Abdullah Al Badri, speaking on Opec's 50th anniversary, also said the oil market seemed to be accepting oil prices of $75 to $85 a barrel and said he expected prices to stay in that range for the rest of the year.

"The remainder of this year, the first half of next year will be difficult. We have to be very careful for any action taken by anybody," Al Badri told Reuters in an interview.

"It will be a very interesting, a testing period. Either we will leave recession behind or recession will come back. I think the world economy is in need of another stimulus package."

Oil prices have spent most of the last year between $70 and $80 per barrel and benchmark US crude oil futures were trading at around $77.90 by 1500 GMT yesterday.

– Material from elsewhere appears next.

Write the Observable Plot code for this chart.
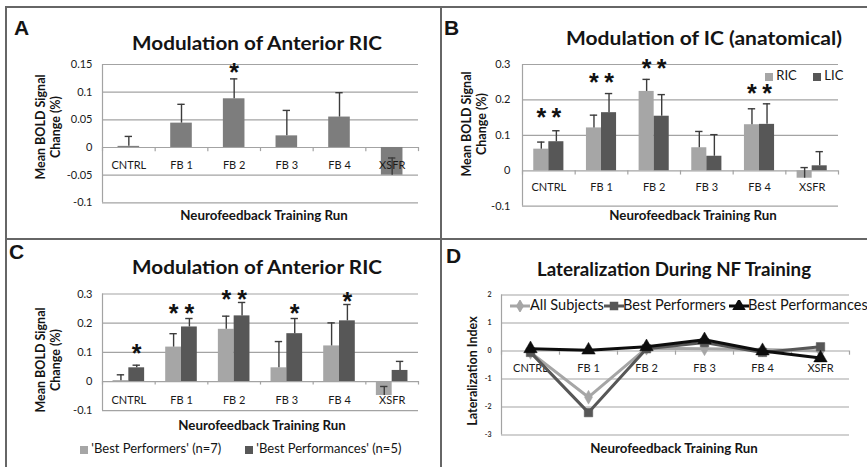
<!DOCTYPE html>
<html><head><meta charset="utf-8">
<script src="https://cdn.jsdelivr.net/npm/d3@7"></script>
<script src="https://cdn.jsdelivr.net/npm/@observablehq/plot@0.6"></script>
<style>
html,body{margin:0;padding:0;background:#fff;}
#fig{position:relative;width:867px;height:467px;overflow:hidden;background:#fff;font-family:Lato,"Open Sans",sans-serif;color:#141414;}
.abs{position:absolute;white-space:nowrap;}
.c{transform:translate(-50%,-50%);}
.title{font-weight:700;font-size:19.5px;}
.letter{font-family:"Liberation Sans",Arial,sans-serif;font-weight:700;font-size:21px;line-height:1;}
.xt{font-weight:700;font-size:13.3px;}
.yt{font-weight:700;font-size:12.5px;line-height:15px;text-align:center;transform:translate(-50%,-50%) rotate(-90deg);}
.leg{font-size:13px;line-height:1;}
.legd{font-size:14.5px;line-height:1;}
.sq{display:inline-block;width:8px;height:8px;vertical-align:middle;}
.hl{position:absolute;background:#666;}
svg.p{position:absolute;}
</style></head><body><div id="fig"></div>
<script>
// ---------- data ----------
const categories = ["CNTRL", "FB 1", "FB 2", "FB 3", "FB 4", "XSFR"];

// Panel A: Modulation of Anterior RIC
const aValues = [0.002, 0.044, 0.088, 0.021, 0.055, -0.050];
const aErrors = [0.018, 0.034, 0.036, 0.046, 0.044, 0.031];
const aStars  = [null, null, 0.143, null, null, null];
const aTicks  = [-0.1, -0.05, 0, 0.05, 0.1, 0.15];

// Panel B: Modulation of IC (anatomical)
const bRIC      = [0.061, 0.121, 0.224, 0.065, 0.130, -0.021];
const bRICerr   = [0.020, 0.036, 0.034, 0.046, 0.045, 0.030];
const bLIC      = [0.082, 0.164, 0.154, 0.041, 0.131, 0.014];
const bLICerr   = [0.031, 0.054, 0.061, 0.061, 0.058, 0.040];
const bStarsRIC = [0.164, 0.263, 0.301, null, 0.230, null];
const bStarsLIC = [0.164, 0.263, 0.301, null, 0.230, null];
const bTicks    = [-0.1, 0, 0.1, 0.2, 0.3];

// Panel C: Modulation of Anterior RIC (best performers / performances)
const cPerformers       = [0.003, 0.118, 0.179, 0.047, 0.122, -0.048];
const cPerformersErr    = [0.020, 0.046, 0.045, 0.090, 0.079, 0.031];
const cPerformances     = [0.047, 0.187, 0.225, 0.164, 0.208, 0.038];
const cPerformancesErr  = [0.009, 0.029, 0.046, 0.052, 0.056, 0.031];
const cStarsPerformers  = [null, 0.249, 0.298, null, null, null];
const cStarsPerformances= [0.112, 0.249, 0.298, 0.249, 0.289, null];
const cTicks            = [-0.1, 0, 0.1, 0.2, 0.3];

// Panel D: Lateralization During NF Training
const dAll          = [-0.05, -1.65, 0.10, 0.08, 0.05, 0.00];
const dPerformers   = [-0.05, -2.20, 0.08, 0.30, -0.05, 0.15];
const dPerformances = [0.08, 0.03, 0.15, 0.40, 0.00, -0.25];
const dTicks        = [-3, -2, -1, 0, 1, 2];

// ---------- helpers ----------
const GRID = "#a3a3a3", ERR = "#3c3c3c";
const LIGHT = "#a6a6a6", DARK = "#575757", MID = "#7d7d7d";
const fig = d3.select("#fig");

function place(svg, left, top) {
  svg.setAttribute("class", "p");
  svg.style.left = left + "px";
  svg.style.top = top + "px";
  fig.node().appendChild(svg);
}
function text(cls, x, y, html) {
  return fig.append("div").attr("class", "abs " + cls).style("left", x + "px").style("top", y + "px").html(html);
}

function barPanel(cfg) {
  const marks = [];
  const [y0, y1] = cfg.yDomain;
  const tickLen = (y1 - y0) * 0.03;
  marks.push(Plot.ruleY(cfg.yTicks, {stroke: GRID, strokeWidth: 1.2}));
  marks.push(Plot.ruleX([-0.5], {stroke: GRID, strokeWidth: 1.2}));
  marks.push(Plot.ruleX(d3.range(-0.5, 6, 1), {y1: 0, y2: -tickLen, stroke: GRID, strokeWidth: 1.2}));
  const rowsOf = s => categories.map((c, i) => ({i, v: s.values[i], e: s.errors[i], cx: i + s.offset, star: s.stars[i]}));
  for (const s of cfg.series) {
    marks.push(Plot.rectY(rowsOf(s), {x1: d => d.cx - s.half, x2: d => d.cx + s.half, y1: 0, y2: "v", fill: s.color}));
  }
  marks.push(Plot.text(categories, {x: (d, i) => i, y: 0, dy: cfg.labelDy, text: d => d, fontSize: 11, fill: "#1a1a1a"}));
  for (const s of cfg.series) {
    const rows = rowsOf(s);
    marks.push(Plot.ruleX(rows, {x: "cx", y1: "v", y2: d => d.v + d.e, stroke: ERR, strokeWidth: 1.4}));
    marks.push(Plot.ruleY(rows, {y: d => d.v + d.e, x1: d => d.cx - 0.07, x2: d => d.cx + 0.07, stroke: ERR, strokeWidth: 1.4}));
    marks.push(Plot.text(rows.filter(d => d.star != null), {x: "cx", y: "star", text: () => "*", fontSize: 25, fontWeight: 700, dy: 5, fill: "#111", fontFamily: "Liberation Sans"}));
  }
  marks.push(Plot.axisY(cfg.yTicks, {tickSize: 0, tickPadding: cfg.tickPad, tickFormat: d => String(d), fontSize: 11, fill: "#1a1a1a", label: null}));
  return Plot.plot({
    width: cfg.w, height: cfg.h,
    marginLeft: cfg.mL, marginRight: cfg.mR, marginTop: cfg.mT, marginBottom: cfg.mB,
    x: {type: "linear", domain: [-0.5, 5.5], axis: null, label: null},
    y: {domain: cfg.yDomain, axis: null, label: null},
    style: {fontFamily: "Lato, sans-serif", background: "transparent", overflow: "visible"},
    marks
  });
}

// ---------- Panel A ----------
place(barPanel({
  w: 441, h: 239, mL: 102, mR: 23, mT: 64, mB: 36.7, tickPad: 10, labelDy: 18,
  yDomain: [-0.1, 0.15], yTicks: aTicks,
  series: [{values: aValues, errors: aErrors, stars: aStars, color: MID, offset: 0, half: 0.205}]
}), 0, 0);

// ---------- Panel B ----------
place(barPanel({
  w: 426, h: 239, mL: 81, mR: 29, mT: 64, mB: 33.3, tickPad: 12, labelDy: 17,
  yDomain: [-0.1, 0.3], yTicks: bTicks,
  series: [
    {values: bRIC, errors: bRICerr, stars: bStarsRIC, color: LIGHT, offset: -0.143, half: 0.143},
    {values: bLIC, errors: bLICerr, stars: bStarsLIC, color: DARK, offset: 0.143, half: 0.143}
  ]
}), 441, 0);

// ---------- Panel C ----------
place(barPanel({
  w: 441, h: 228, mL: 102, mR: 23, mT: 54.5, mB: 56.8, tickPad: 10, labelDy: 19,
  yDomain: [-0.1, 0.3], yTicks: cTicks,
  series: [
    {values: cPerformers, errors: cPerformersErr, stars: cStarsPerformers, color: LIGHT, offset: -0.15, half: 0.15},
    {values: cPerformances, errors: cPerformancesErr, stars: cStarsPerformances, color: DARK, offset: 0.15, half: 0.15}
  ]
}), 0, 239);

// ---------- Panel D ----------
const dSeries = [
  {name: "All Subjects", values: dAll, color: LIGHT, symbol: "diamond", r: 4.2},
  {name: "Best Performers", values: dPerformers, color: DARK, symbol: "square", r: 4.8},
  {name: "Best Performances", values: dPerformances, color: "#0d0d0d", symbol: "triangle", r: 5}
];
const dMarks = [
  Plot.ruleY(dTicks, {stroke: GRID, strokeWidth: 1.2}),
  Plot.ruleX([-0.5], {stroke: GRID, strokeWidth: 1.2}),
  Plot.ruleX(d3.range(-0.5, 6, 1), {y1: 0, y2: -0.15, stroke: GRID, strokeWidth: 1.2}),
  Plot.text(categories, {x: (d, i) => i, y: 0, dy: 17, text: d => d, fontSize: 11, fill: "#1a1a1a"})
];
for (const s of dSeries) {
  const rows = s.values.map((v, i) => ({i, v}));
  dMarks.push(Plot.line(rows, {x: "i", y: "v", stroke: s.color, strokeWidth: 3}));
  dMarks.push(Plot.dot(rows, {x: "i", y: "v", symbol: s.symbol, r: s.r, fill: s.color, stroke: s.color, strokeWidth: 0.5}));
}
dMarks.push(Plot.axisY(dTicks, {tickSize: 0, tickPadding: 10, tickFormat: d => String(d), fontSize: 7, fontWeight: 700, fill: "#333", label: null}));
place(Plot.plot({
  width: 426, height: 228, marginLeft: 60, marginRight: 18, marginTop: 55.5, marginBottom: 32.5,
  x: {type: "linear", domain: [-0.5, 5.5], axis: null, label: null},
  y: {domain: [-3, 2], axis: null, label: null},
  style: {fontFamily: "Lato, sans-serif", background: "transparent", overflow: "visible"},
  marks: dMarks
}), 441, 239);

// ---------- frame lines ----------
[[6, 6, 861, 2], [6, 238, 861, 2], [5, 6, 2, 461], [440, 6, 2, 461]].forEach(([l, t, w, h]) =>
  fig.append("div").attr("class", "hl").style("left", l + "px").style("top", t + "px").style("width", w + "px").style("height", h + "px"));

// ---------- texts ----------
text("letter", 14, 17, "A");
text("letter", 444, 17, "B");
text("letter", 9, 241, "C");
text("letter", 446, 245, "D");

// titles, fitted to the widths seen in the reference
[[257, 42, 250, "Modulation of Anterior RIC"],
 [704, 37, 276, "Modulation of IC (anatomical)"],
 [257, 266, 250, "Modulation of Anterior RIC"],
 [674, 268, 274, "Lateralization During NF Training"]].forEach(([x, y, w, t]) => {
  const el = text("title", x, y, t);
  const actual = el.node().getBoundingClientRect().width;
  el.style("transform", `translate(-50%,-50%) scaleX(${(w / actual).toFixed(3)})`);
});

text("xt c", 264, 215, "Neurofeedback Training Run");
text("xt c", 693, 215, "Neurofeedback Training Run");
text("xt c", 262, 425, "Neurofeedback Training Run");
text("xt c", 674, 448, "Neurofeedback Training Run");

text("yt", 47.5, 127, "Mean BOLD Signal<br>Change (%)");
text("yt", 473.5, 124, "Mean BOLD Signal<br>Change (%)");
text("yt", 47.5, 360, "Mean BOLD Signal<br>Change (%)");
text("yt", 472, 371, "Lateralization Index");

// Panel B legend
text("leg", 765, 69, `<span class="sq" style="background:${LIGHT}"></span> RIC`);
text("leg", 813, 69, `<span class="sq" style="background:${DARK}"></span> LIC`);

// Panel C legend
text("leg", 80, 442, `<span class="sq" style="background:${LIGHT}"></span> 'Best Performers' (n=7)`);
text("leg", 245, 442, `<span class="sq" style="background:${DARK}"></span> 'Best Performances' (n=5)`);

// Panel D legend (inside plot)
const legX = [[510, 530], [604, 623], [729, 748]];
dSeries.forEach((s, k) => {
  const [lx, tx] = legX[k];
  const sv = fig.append("svg").attr("width", 20).attr("height", 12).style("position", "absolute")
    .style("left", lx + "px").style("top", "300px");
  sv.append("line").attr("x1", 0).attr("x2", 20).attr("y1", 6).attr("y2", 6).attr("stroke", s.color).attr("stroke-width", 3);
  const sym = {diamond: d3.symbolDiamond, square: d3.symbolSquare, triangle: d3.symbolTriangle}[s.symbol];
  sv.append("path").attr("d", d3.symbol(sym, Math.PI * s.r * s.r)()).attr("transform", "translate(10,6)").attr("fill", s.color);
  text("legd", tx, 298, s.name);
});
</script>
</body></html>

Al Badri's comments suggest the group is unlikely to make major changes to its output policy until the outlook becomes clearer. Opec meets on October 14.

"We are in a very critical period. We are walking a very thin line," Al Badri said of the economic outlook.

Opec has left its output ceiling unchanged for almost two years since announcing a record supply curb of 4.2 million barrels per day in December 2008 to combat lower demand and prices. Members initially met most of the reduction, but since mid-2009 production has been rising as oil prices recovered. In August, Opec met 53 per cent of its pledged output cut.

October meeting

Al Badri declined to comment on what Opec would decide when it meets in October. Still, he praised Opec's 2008 decision because it had allowed the group to be flexible.

Oil prices were unlikely to rise because of high inventory levels and were likely to remain in their present range, Al Badri said. "The fundamentals don't support a higher price. We have very high stocks."

Metals: Gold hits record

Gold hit record highs above $1,270 an ounce yesterday in its biggest one-day rally in four months, as the US dollar declined broadly after upbeat data failed to convince investors to shift into risk-linked assets.

Gold is now on course for a 15 per cent gain in 2010, fuelled largely by investor nervousness that stemmed from the fallout from the Eurozone debt crisis and from economic data that has suggested global economic growth may be losing momentum.